The future of biology
Yet a future where biological solutions are generated from the extracted principles underlying emergent behaviors won’t arrive by simply putting biologists and machine-learning experts in the same room.
There is an urgent need for bilingual scientists. Only those who speak the languages of both biology and computation will be able to frame the biological problems in machine-understandable grammar and improve the ways machines are learning from the data, enabling AI to generate the most predictive insights. The path from problem to data to machine to insight will be iterative, not linear, with multiple points that require human interpretation and testing. In the same way humans, augmented by machine learning programs, play better chess than either computers or humans playing alone.

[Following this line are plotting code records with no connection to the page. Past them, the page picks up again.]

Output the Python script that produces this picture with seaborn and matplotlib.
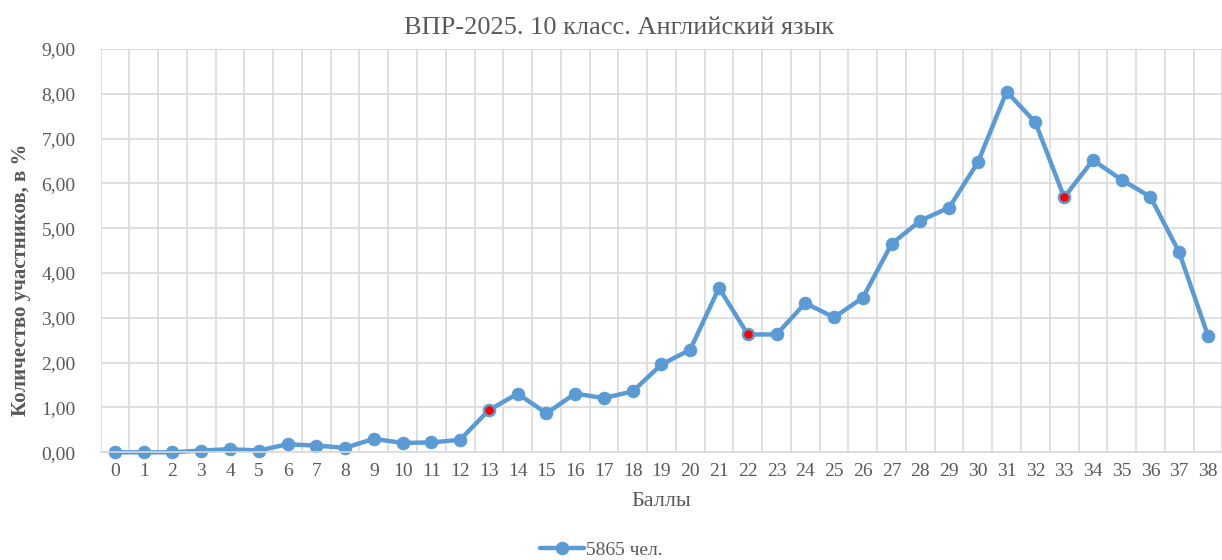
import matplotlib
matplotlib.use("Agg")
import matplotlib.pyplot as plt
import seaborn as sns
import pandas as pd
from matplotlib.ticker import FuncFormatter, MultipleLocator

scores = list(range(0, 39))
percent = [0.00, 0.00, 0.00, 0.04, 0.07, 0.04, 0.18, 0.15, 0.10, 0.30,
           0.21, 0.22, 0.28, 0.94, 1.31, 0.87, 1.31, 1.21, 1.36, 1.96,
           2.29, 3.67, 2.63, 2.63, 3.33, 3.01, 3.45, 4.65, 5.17, 5.46,
           6.47, 8.05, 7.36, 5.69, 6.52, 6.08, 5.70, 4.46, 2.60]
highlighted = [13, 22, 33]
series_label = "5865 чел."
title = "ВПР-2025. 10 класс. Английский язык"
x_label = "Баллы"
y_label = "Количество участников, в %"

df = pd.DataFrame({"score": scores, "percent": percent})
df_hl = df[df["score"].isin(highlighted)]

sns.set_theme(style="white")
plt.rcParams["font.family"] = ["Liberation Serif", "DejaVu Serif"]

blue = "#5B9BD5"
grey_text = "#595959"
grid_col = "#D9D9D9"

fig = plt.figure(figsize=(12.22, 5.60), dpi=100)
ax = fig.add_axes([0.0823, 0.1923, 0.918, 0.7202])

sns.lineplot(data=df, x="score", y="percent", ax=ax, color=blue, lw=3.2,
             marker="o", markersize=9, markeredgecolor=blue,
             label=series_label, clip_on=False)
sns.scatterplot(data=df_hl, x="score", y="percent", ax=ax, color="#FF0000",
                s=38, edgecolor="#FF0000", linewidth=0, zorder=5,
                clip_on=False)

ax.set_xlim(-0.5, 38.5)
ax.set_ylim(0, 9)
ax.yaxis.set_major_locator(MultipleLocator(1))
ax.yaxis.set_major_formatter(FuncFormatter(lambda v, p: f"{v:.2f}".replace(".", ",")))
ax.set_xticks(scores)
ax.set_xticklabels([str(s) for s in scores])
ax.set_xticks([s + 0.5 for s in range(-1, 39)], minor=True)

ax.grid(False)
ax.grid(which="minor", axis="x", color=grid_col, lw=1.2)
ax.grid(which="major", axis="y", color=grid_col, lw=1.2)
ax.set_axisbelow(True)
for side in ["top", "right", "left"]:
    ax.spines[side].set_visible(False)
ax.spines["bottom"].set_color(grid_col)
ax.spines["bottom"].set_linewidth(1.2)

ax.tick_params(axis="both", which="both", length=0, labelsize=14,
               labelcolor=grey_text)
ax.tick_params(axis="x", pad=8)
ax.tick_params(axis="y", pad=18)

ax.set_xlabel(x_label, fontsize=16, color=grey_text, labelpad=8)
ax.set_ylabel(y_label, fontsize=15, color=grey_text, fontweight="bold")
ax.yaxis.set_label_coords(-0.062, 0.427)
fig.text(0.507, 0.950, title, ha="center", va="center", fontsize=19,
         color=grey_text)

leg = ax.legend(loc="center", bbox_to_anchor=(0.492, 0.018),
                bbox_transform=fig.transFigure, frameon=False, fontsize=14,
                handlelength=2.3, handletextpad=0.1)
for t in leg.get_texts():
    t.set_color(grey_text)

fig.savefig("out.png", dpi=100)
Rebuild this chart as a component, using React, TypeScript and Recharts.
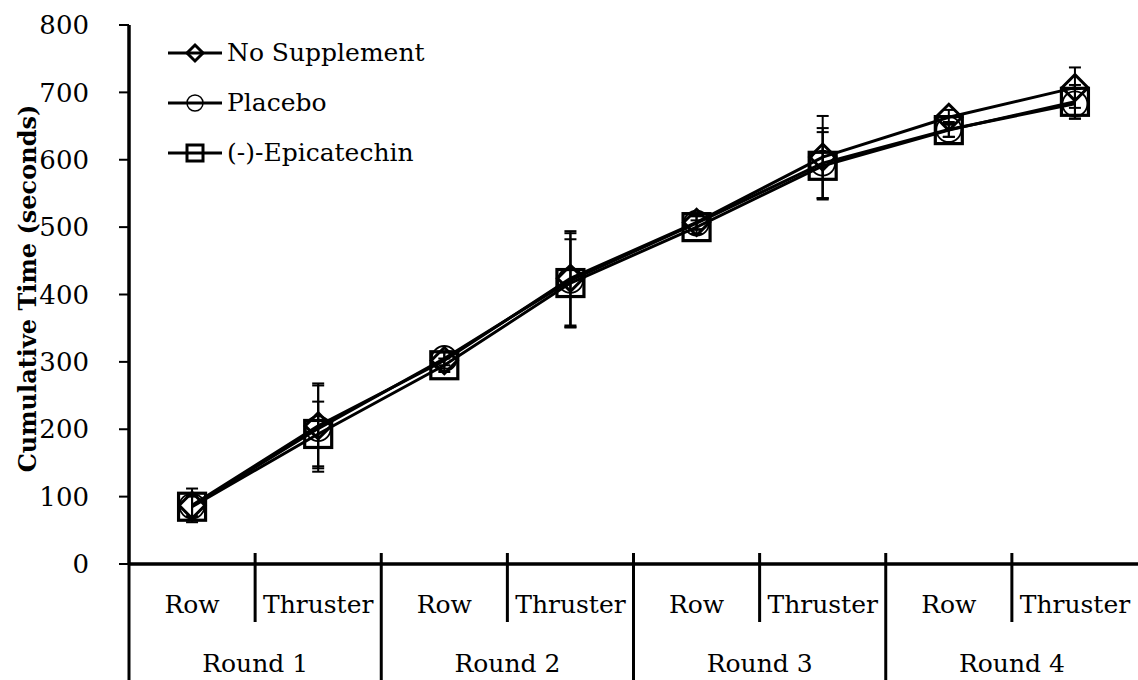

For a machine to learn effectively, someone must choose the right algorithm to apply to a given problem, which depends entirely on the specifics of the problem. Biological systems rarely behave like the systems where machine-learning algorithms have typically been deployed. In chess or Go, the rules of the game are the same every time; in biology, the rules are highly dynamic. The data may be very noisy, in ways that are hard to understand. The same molecules that are anti-inflammatory in one context can be inflammatory in another. Cells that are wired one way in health are wired differently when they are diseased. The molecular components that drive unique cellular behaviors are even more complex. Machine-learning experts unversed in biology might guess that analyzing protein structures would be an image-recognition problem. But unlike most physical objects, proteins are highly dynamic, vastly modifiable, and not scale-invariant, which means conventional algorithms will often fail. In each case, deep expertise in the biology and computation is essential.
Similarly, biologists and data scientists need to work together to design and run experiments in ways that maximize a computer’s ability to extract the molecular drivers of emergent behaviors. This is not just a question of generating more data but rather of accepting complexity as a vital aspect of useful data. Scientists should continue to knock out all genes systematically with CRISPR, measure the levels of all mRNA transcripts in every cell, read the metabolomic and proteomic profiles of primary tissues, and generate cryo-electron micrographs of complex protein assemblies. But an emergent perspective does not view these data sets as fine-grained information, an opportunity to better separate the signal from the noise. Instead, the bilingual biologist will see all the data as positive examples of the emergent properties of the system and designs experiments to extract those patterns. As Miles Davis said about jazz, the silence is as important as the sound.
Furthermore, an emergent perspective will deprioritize lab-adapted experimental models in favor of primary, patient-derived, as-true-to-human-disease-state-as-possible systems. Instead of seeking models that can be automated and stripped down to probe single mechanistic hypotheses, the bilingual biologist must recognize that nature is the system from which the most relevant and useful governing principles can be extracted. It will do little good to learn the emergent behavior of a model cell line or the governing principles of a cancer-free mouse.
The successful therapeutics companies of the future won’t apply just one or two of these technologies to see more deeply into data. Rather, they will combine multiple lenses to capture the most nuanced view of the system possible, focus on complex human tissues in primary settings, and leverage machines to extract the fundamental rules that drive this complexity.